Stockholm-based digital healthcare provider Kry, called Livi in the UK and France, raised €262 million in a Series D round in May, highlighting how investor interest in healthtech is not abating, even as coronavirus lockdowns lift and people can go back to their doctors.
“The underlying megatrend was obviously there before the pandemic, and a lot of the big policy changes in Europe had actually been implemented before the pandemic,” Kry CEO and co-founder Johannes Schildt told Tech.eu in an interview, adding that the virus outbreak has simply ensured that what they offer will be part of any healthcare system moving forward.
Kry puts patients in contact with doctors and other health professions for remote video consultations via their telemedicine platform. In 2020, it expanded outside of Europe with the launch of its Kry Connect video-consultation app in the US.
Founded in 2015, Kry is now present in five EU markets, where it also employs and trains it own local clinicians and partners with third-party clinics. In March this year, it merged with Swedish healthcare company Helsa, and took over its physical health centres.
In terms of international expansion strategy, Schildt says regulatory frameworks are always the biggest questions when it comes to launching in a new market — in some places, it may not even be legal to offer their services at all. “In some markets you couldn't make a diagnosis if you're not in the same room as the patient,” he says.
The second big consideration is how to create a functional business model so they get paid for delivering their tools and services.
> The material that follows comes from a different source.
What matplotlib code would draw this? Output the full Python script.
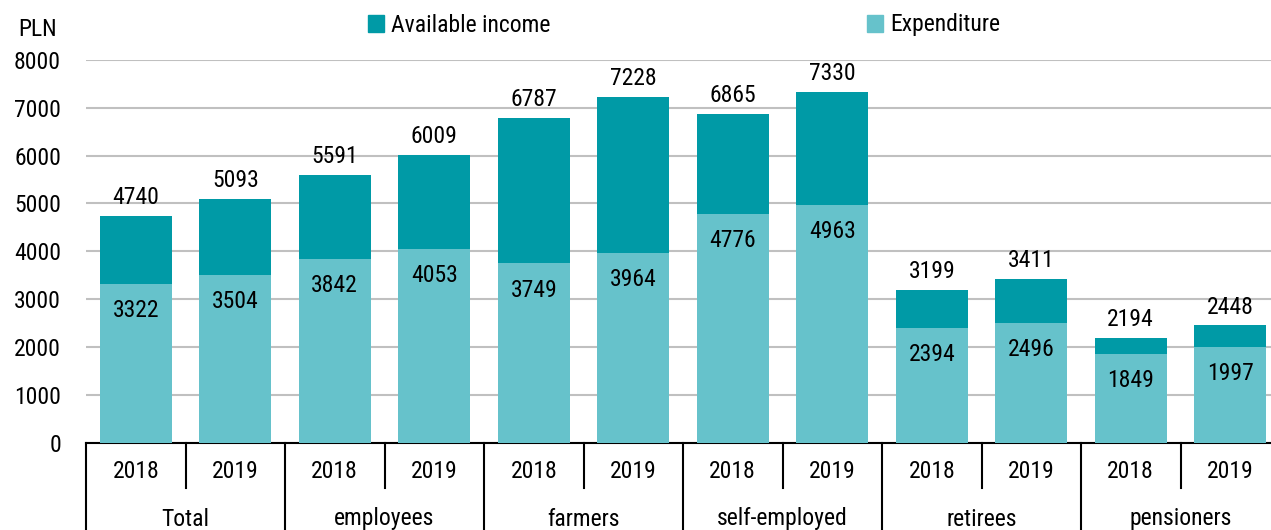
import matplotlib
matplotlib.use("Agg")
import matplotlib.pyplot as plt
from matplotlib import font_manager
from matplotlib.patches import Patch
import numpy as np

# Dane: dochód rozporządzalny i wydatki na osobę (PLN)
groups = ["Total", "employees", "farmers", "self-employed", "retirees", "pensioners"]
years = ["2018", "2019"]
income = [4740, 5093, 5591, 6009, 6787, 7228, 6865, 7330, 3199, 3411, 2194, 2448]
expenditure = [3322, 3504, 3842, 4053, 3749, 3964, 4776, 4963, 2394, 2496, 1849, 1997]

DARK = "#009AA6"
LIGHT = "#66C2CB"

names = {f.name for f in font_manager.fontManager.ttflist}
fam = [f for f in ["Roboto Condensed", "Liberation Sans Narrow", "Open Sans"] if f in names]
plt.rcParams["font.family"] = fam + ["DejaVu Sans"]

fig = plt.figure(figsize=(12.71, 5.30), dpi=100)
ax = fig.add_axes([86 / 1271, 1 - 442.5 / 530, 1194 / 1271, 382.5 / 530])

x = np.arange(len(income))
w = 0.72
ax.bar(x, income, width=w, color=DARK, zorder=2)
ax.bar(x, expenditure, width=w, color=LIGHT, zorder=3)

fs = 17
for xi, tot, exp in zip(x, income, expenditure):
    ax.annotate(str(tot), (xi, tot), xytext=(0, 5), textcoords="offset points",
                ha="center", va="bottom", fontsize=fs)
    ax.annotate(str(exp), (xi, exp), xytext=(0, -11), textcoords="offset points",
                ha="center", va="top", fontsize=fs, zorder=4)

ax.set_xlim(-0.5, len(income) - 0.5)
ax.set_ylim(0, 8000)
ax.set_yticks(range(0, 8001, 1000))
ax.tick_params(axis="y", length=0, labelsize=fs, pad=18)
ax.set_xticks([])
ax.yaxis.grid(True, color="#C0C0C0", linewidth=1.5, zorder=0)
ax.set_axisbelow(True)
for s in ["left", "right", "top"]:
    ax.spines[s].set_visible(False)
ax.spines["bottom"].set_linewidth(1.5)

# Dwupoziomowa oś kategorii
trans = ax.get_xaxis_transform()
for i in range(len(income) + 1):
    xs = i - 0.5
    bottom = -0.23 if i % 2 == 0 else -0.119
    ax.plot([xs, xs], [0, bottom], color="black", lw=1.5, transform=trans, clip_on=False)
for i, xi in enumerate(x):
    ax.text(xi, -0.077, years[i % 2], transform=trans, ha="center", va="center", fontsize=fs)
for g, name in enumerate(groups):
    ax.text(2 * g + 0.5, -0.2, name, transform=trans, ha="center", va="center", fontsize=fs)

fig.text(38 / 1271, 1 - 30 / 530, "PLN", ha="center", va="center", fontsize=fs)

handles = [Patch(color=DARK, label="Available income"), Patch(color=LIGHT, label="Expenditure")]
fig.legend(handles=handles, loc="center", bbox_to_anchor=(684 / 1271, 1 - 25 / 530), ncol=2,
           frameon=False, fontsize=fs, handlelength=0.7, handleheight=0.7,
           handletextpad=0.3, columnspacing=13.4)

fig.savefig("out.png", dpi=100)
Unlike in the US, where private healthcare companies and employers pay for health services, in Europe it is usually public health systems and larger private insurance companies.
While the tech and product side of their business is very scalable for Kry, figuring out who will reimburse them in each individual market can be complicated.
“On the payer side there is obviously a difference between addressing the National Health services in the UK, versus Sweden, versus the public payers of France for example, or a private payer or going directly to the consumer.”
“You look into the maturity of the market and if there is any existing infrastructure you could use— e-prescriptions for example,” Schildt says. “In Sweden, there’s a fairly well-built system that we can use nationwide to do e-prescriptions and in France there was nothing—when we initially launched we built that ourselves in two weeks and scaled it nationwide.”
Some of the biggest surprises they encountered in new markets were to do with societal and cultural differences in how people view and consume healthcare.
"In Sweden, theres a huge accessibility problem," he says. "You see that in a lot of European countries there are a lot of inequalities when it comes to access, depending on where you live and who you are."
Even though European countries have no shortage of highly skilled healthcare professionals, Schildt says that "an inefficiency problem within in the system leads to inequalities within access."